McGrane, 73, served on the council from 2006 through 2009 from District 3, the council district with some precincts in southeast Cedar Rapids and a smaller number across the Cedar River on Cedar Rapids' west side.
He was defeated in his run for re-election by then-at-large council member Pat Shey, who decided in 2009 to compete for the District 3 seat.
Earlier this month, Shey announced his bid for re-election in District 3, and McGrane this week said he will compete for one of two at-large seats up for a vote in November.
"I think I can be more of a voice for people who flip hamburgers at Hardees," said McGrane. "I've been a neighborhood leader for 18 years, and I think I can reach out to some who aren't comfortable talking to some of the other council people."
McGrane gained a political footing as president of the Oakhill Jackson Neighborhood Association, a post he used to launch his run for the City Council in 2005 when the city moved from five full-time council members to nine part-time ones with a full-time city manager.
As a council member, McGrane said he was a driving force behind the council's Enhance Our Neighborhood initiative, a neighborhood-improvement concept that has become part of the city's new nuisance abatement effort, which the council put in place this year."
"I feel like I planted a seed," McGrane said.
He applauded the new effort by the Affordable Housing Network to invest in the renovation of properties in the Wellington Heights neighborhood, which he said is the kind of approach he has pushed for some years. McGrane has his own small non-profit entity, the Neighborhood Revitalization Service, which has renovated some homes.

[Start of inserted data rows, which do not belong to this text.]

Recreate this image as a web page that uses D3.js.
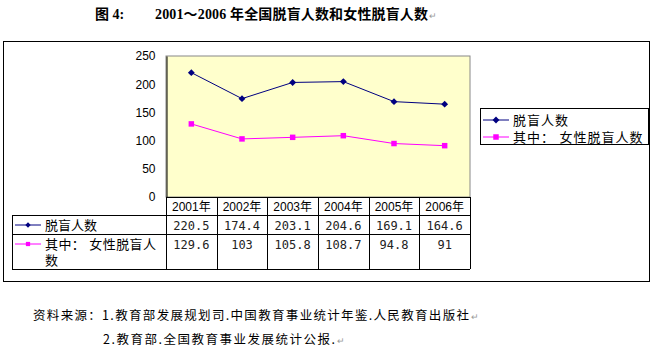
<!DOCTYPE html>
<html>
<head>
<meta charset="utf-8">
<script src="https://cdn.jsdelivr.net/npm/d3@7"></script>
<style>
body { margin: 0; background: #fff; }
text { font-family: "Liberation Sans", "Noto Sans CJK SC", sans-serif; }
</style>
</head>
<body>
<svg width="652" height="352"></svg>
<script>
var svg = d3.select("svg");

// Data
var years = ["2001年", "2002年", "2003年", "2004年", "2005年", "2006年"];
var total = [220.5, 174.4, 203.1, 204.6, 169.1, 164.6];
var female = [129.6, 103, 105.8, 108.7, 94.8, 91];
var seriesNames = ["脱盲人数", "其中：女性脱盲人数"];
var yTicks = [0, 50, 100, 150, 200, 250];

var navy = "#000080", pink = "#FF00FF";

// Plot area
var plot = { left: 166, right: 470, top: 56, bottom: 197 };

var xScale = d3.scaleBand().domain(years).range([plot.left, plot.right]);
var yScale = d3.scaleLinear().domain([0, 250]).range([plot.bottom, plot.top]);

function mark(x, y) {
    svg.append("text").attr("x", x).attr("y", y)
        .style("font-size", "9px").style("fill", "#999").text("↵");
}

// Title
var titleFont = "'Liberation Serif', 'Noto Sans CJK SC', serif";
svg.append("text")
    .attr("x", 95).attr("y", 19)
    .style("font-family", titleFont).style("font-weight", "bold").style("font-size", "14px")
    .text("图 4:");
svg.append("text")
    .attr("x", 155).attr("y", 19)
    .attr("textLength", 273).attr("lengthAdjust", "spacing")
    .style("font-family", titleFont).style("font-weight", "bold").style("font-size", "14px")
    .text("2001～2006 年全国脱盲人数和女性脱盲人数");
mark(429, 19);

// Outer frame
svg.append("rect")
    .attr("x", 3.5).attr("y", 41.5)
    .attr("width", 646).attr("height", 240)
    .attr("fill", "white").attr("stroke", "black");

// Plot background
svg.append("rect")
    .attr("x", plot.left).attr("y", plot.top)
    .attr("width", plot.right - plot.left).attr("height", plot.bottom - plot.top)
    .attr("fill", "#FFFFCC").attr("stroke", "#888");

// Y axis
var yAxis = d3.axisLeft(yScale).tickValues(yTicks).tickSize(0).tickPadding(6);
var yG = svg.append("g")
    .attr("transform", "translate(" + (plot.left + 0.5) + ",0)")
    .call(yAxis);
yG.select(".domain").attr("stroke", "black");
yG.selectAll("text").style("font-size", "12px").style("font-family", "'Liberation Sans', sans-serif").attr("x", -11);

// Lines
var line = d3.line()
    .x((d, i) => xScale(years[i]) + xScale.bandwidth() / 2)
    .y(d => yScale(d));

svg.append("path").datum(total)
    .attr("d", line).attr("fill", "none").attr("stroke", navy).attr("stroke-width", 1);
svg.append("path").datum(female)
    .attr("d", line).attr("fill", "none").attr("stroke", pink).attr("stroke-width", 1);

var diamond = d3.symbol().type(d3.symbolDiamond2).size(30);
var square = d3.symbol().type(d3.symbolSquare).size(30);

svg.selectAll(".dia").data(total).enter().append("path")
    .attr("class", "dia")
    .attr("d", diamond)
    .attr("transform", (d, i) => "translate(" + (xScale(years[i]) + xScale.bandwidth() / 2) + "," + yScale(d) + ")")
    .attr("fill", navy);

svg.selectAll(".sq").data(female).enter().append("path")
    .attr("class", "sq")
    .attr("d", square)
    .attr("transform", (d, i) => "translate(" + (xScale(years[i]) + xScale.bandwidth() / 2) + "," + yScale(d) + ")")
    .attr("fill", pink);

// Data table
var tableLeft = 12;
var rowY = [plot.bottom, 215, 234, 269];
var tg = svg.append("g").attr("stroke", "black").attr("shape-rendering", "crispEdges");

tg.append("line").attr("x1", plot.left).attr("x2", plot.right).attr("y1", rowY[0] + 0.5).attr("y2", rowY[0] + 0.5);
[1, 2, 3].forEach(r => {
    tg.append("line").attr("x1", tableLeft).attr("x2", plot.right)
        .attr("y1", rowY[r] + 0.5).attr("y2", rowY[r] + 0.5);
});
tg.append("line").attr("x1", tableLeft + 0.5).attr("x2", tableLeft + 0.5).attr("y1", rowY[1]).attr("y2", rowY[3]);
years.forEach(y => {
    tg.append("line").attr("x1", xScale(y) + 0.5).attr("x2", xScale(y) + 0.5).attr("y1", rowY[0]).attr("y2", rowY[3]);
});
tg.append("line").attr("x1", plot.right + 0.5).attr("x2", plot.right + 0.5).attr("y1", rowY[0]).attr("y2", rowY[3]);

// year headers
svg.selectAll(".yr").data(years).enter().append("text")
    .attr("x", d => xScale(d) + xScale.bandwidth() / 2)
    .attr("y", 211)
    .attr("text-anchor", "middle")
    .style("font-size", "12px")
    .text(d => d);

// values
[total, female].forEach((vals, r) => {
    svg.selectAll(".v" + r).data(vals).enter().append("text")
        .attr("x", (d, i) => xScale(years[i]) + xScale.bandwidth() / 2)
        .attr("y", r === 0 ? 230 : 249)
        .attr("text-anchor", "middle")
        .style("font-size", "12px")
        .style("font-family", "'DejaVu Sans Mono', monospace")
        .style("fill", "#222")
        .text(d => d);
});

// row labels with keys
function key(g, x, y, color, sym) {
    g.append("line").attr("x1", x).attr("x2", x + 26).attr("y1", y).attr("y2", y)
        .attr("stroke", color);
    g.append("path").attr("d", sym).attr("transform", "translate(" + (x + 13) + "," + y + ")")
        .attr("fill", color);
}
var lg = svg.append("g");
key(lg, 15, 225, navy, d3.symbol().type(d3.symbolDiamond2).size(18));
key(lg, 15, 244, pink, d3.symbol().type(d3.symbolSquare).size(18));
lg.append("text").attr("x", 45).attr("y", 230).style("font-size", "13px").text(seriesNames[0]);
lg.append("text").attr("x", 45).attr("y", 249).style("font-size", "13px")
    .attr("textLength", 111).attr("lengthAdjust", "spacing").text("其中： 女性脱盲人");
lg.append("text").attr("x", 45).attr("y", 265).style("font-size", "13px").text("数");

// Legend
svg.append("rect")
    .attr("x", 480.5).attr("y", 108.5).attr("width", 168).attr("height", 36)
    .attr("fill", "white").attr("stroke", "black");
key(svg, 483, 120, navy, diamond);
key(svg, 483, 137, pink, square);
svg.append("text").attr("x", 513).attr("y", 125).style("font-size", "13px").style("letter-spacing", "1px").text(seriesNames[0]);
svg.append("text").attr("x", 513).attr("y", 142).style("font-size", "13px").style("letter-spacing", "1px").text("其中： 女性脱盲人数");

// Source notes
svg.append("text").attr("x", 33).attr("y", 320)
    .attr("textLength", 436).attr("lengthAdjust", "spacing")
    .style("font-size", "12.5px").style("font-family", "'Noto Sans CJK SC', sans-serif")
    .text("资料来源：1.教育部发展规划司.中国教育事业统计年鉴.人民教育出版社");
mark(471, 320);
svg.append("text").attr("x", 103).attr("y", 344)
    .attr("textLength", 232).attr("lengthAdjust", "spacing")
    .style("font-size", "12.5px").style("font-family", "'Noto Sans CJK SC', sans-serif")
    .text("2.教育部.全国教育事业发展统计公报.");
mark(337, 344);
</script>
</body>
</html>
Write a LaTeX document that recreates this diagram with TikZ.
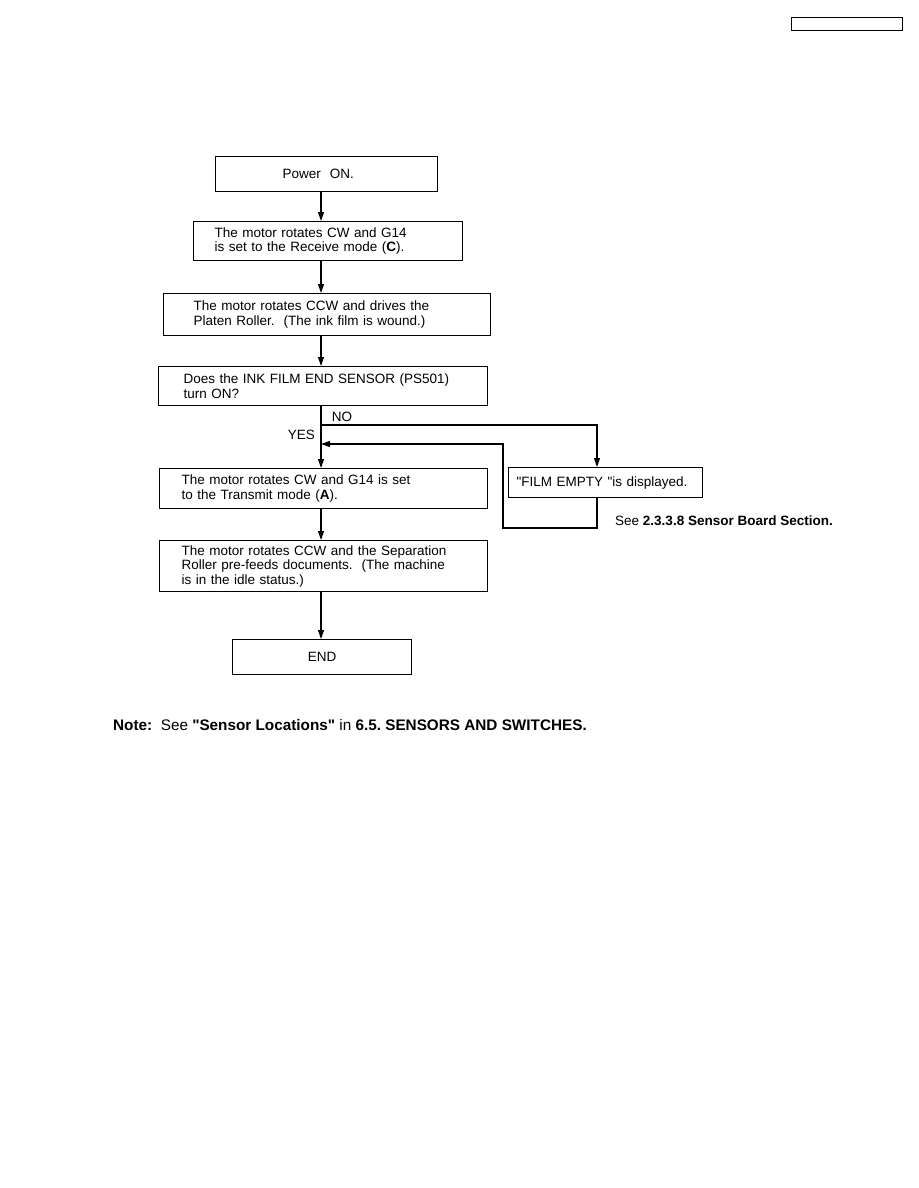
\documentclass[tikz,border=0pt]{standalone}
\usepackage{fontspec}
\setmainfont{Liberation Sans}[Ligatures=TeXOff]
\usetikzlibrary{arrows.meta,positioning,calc}
\newcommand{\qt}{\symbol{34}}
\frenchspacing

\begin{document}
\begin{tikzpicture}[
  x=1pt, y=-1pt,
  font=\fontsize{13.5}{14.5}\selectfont,
  box/.style n args={3}{draw, line width=1.2pt, anchor=north west, align=left,
    text width=#1, minimum height=#2, inner xsep=#3, inner ysep=0pt},
  arr/.style={-{Triangle[length=9pt, width=6pt]}, line width=1.1pt}
]
  \useasboundingbox (0,0) rectangle (918,1188);

  % page tag, top right
  \node[draw, line width=1.2pt, anchor=north west, minimum width=111pt,
    minimum height=13pt, inner sep=0pt] (tag) at (791,17) {};

  \node[box={88pt}{35pt}{67pt}] (pwr) at (215,156) {Power\ \ ON.};
  \node[box={227pt}{39pt}{21pt}] (rcv) at (193,221)
    {The motor rotates CW and G14\\is set to the Receive mode (\textbf{C}).};
  \node[box={267pt}{42pt}{30pt}] (roll) at (163,293)
    {The motor rotates CCW and drives the\\Platen Roller.\ \ (The ink film is wound.)};
  \node[box={279pt}{39pt}{25pt}] (dec) at (158,366)
    {Does the INK FILM END SENSOR (PS501)\\turn ON?};
  \node[box={284pt}{40pt}{22pt}] (tx) at (159,468)
    {The motor rotates CW and G14 is set\\to the Transmit mode (\textbf{A}).};
  \node[box={284pt}{51pt}{22pt}] (sep) at (159,540)
    {The motor rotates CCW and the Separation\\Roller pre-feeds documents.\ \ (The machine\\is in the idle status.)};
  \node[box={159pt}{35pt}{10pt}, align=center] (fin) at (232,639) {END};
  \node[box={178pt}{30pt}{8pt}] (empty) at (508,467)
    {\qt FILM EMPTY \qt is displayed.};

  % flow axis and branch points
  \coordinate (axis) at (321,0);
  \coordinate (nosplit) at (321,425);
  \coordinate (noturn) at (597,425);
  \coordinate (back) at (503,528);
  \coordinate (yesjoin) at (321,444);

  \draw[arr] (pwr.south -| axis) -- (rcv.north -| axis);
  \draw[arr] (rcv.south -| axis) -- (roll.north -| axis);
  \draw[arr] (roll.south -| axis) -- (dec.north -| axis);
  \draw[arr] (dec.south -| axis) -- (tx.north -| axis);
  \draw[arr] (tx.south -| axis) -- (sep.north -| axis);
  \draw[arr] (sep.south -| axis) -- (fin.north -| axis);

  % NO branch and return
  \draw[arr] (nosplit) -- (noturn) -- (noturn |- empty.north);
  \draw[arr] (empty.south -| noturn) |- (back) |- (yesjoin);

  \node (no) at (342,417) {NO};
  \node[anchor=east, inner sep=0pt] (yes) at (315,435) {YES};

  \node[anchor=base west, inner sep=0pt] (see) at (615,525)
    {See \textbf{2.3.3.8 Sensor Board Section.}};

  \node[anchor=base west, inner sep=0pt, font=\fontsize{15.3}{16}\selectfont] (note) at (113,730)
    {\textbf{Note:}\ \ See \textbf{\qt Sensor Locations\qt} in \textbf{6.5. SENSORS AND SWITCHES.}};
\end{tikzpicture}
\end{document}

In 2008, McGrane was both a council member and, along with wife Judy, a victim of the June 2008 flood. Their home at 1018 Second St. SE was bought out in the city's flood-recovery buyout program.
McGrane now lives in a new home at 1105 Eighth St. SE, which was built with city flood-recovery incentives while he was a City Council member. He said he has gotten some criticism for participating in the city program, but he said he was a flood victim eligible like other flood victims for flood-recovery programs.
"I just don't pay attention to it because it's all BS," he said of the criticism.
McGrane said the City Council in 2008 and 2009 did a good job of setting the "tone" for flood recovery. He added that Mayor Ron Corbett, who took office in 2010 and is seeking re-election this year, has done "a great job of pulling people together" to get things done. He credited Corbett with making tough decisions, like buying the downtown hotel, which he said is now encouraging the private sector to invest in development projects.
"We're recovering form the flood a lot sooner than anybody expected," McGrane said.
His biggest worry, he said, is the next flood and the city's absence of a flood protection system. He supported an extension of the city's local-option sales tax, which was defeated, to help build the system.
McGrane worked as a warehouseman back in the 1980s, injured his back and ended up in the federal disability program.
Two of the council's at-large members, Don Karr and Chuck Swore, face re-election in 2013. Neither has said publicly what his plans are.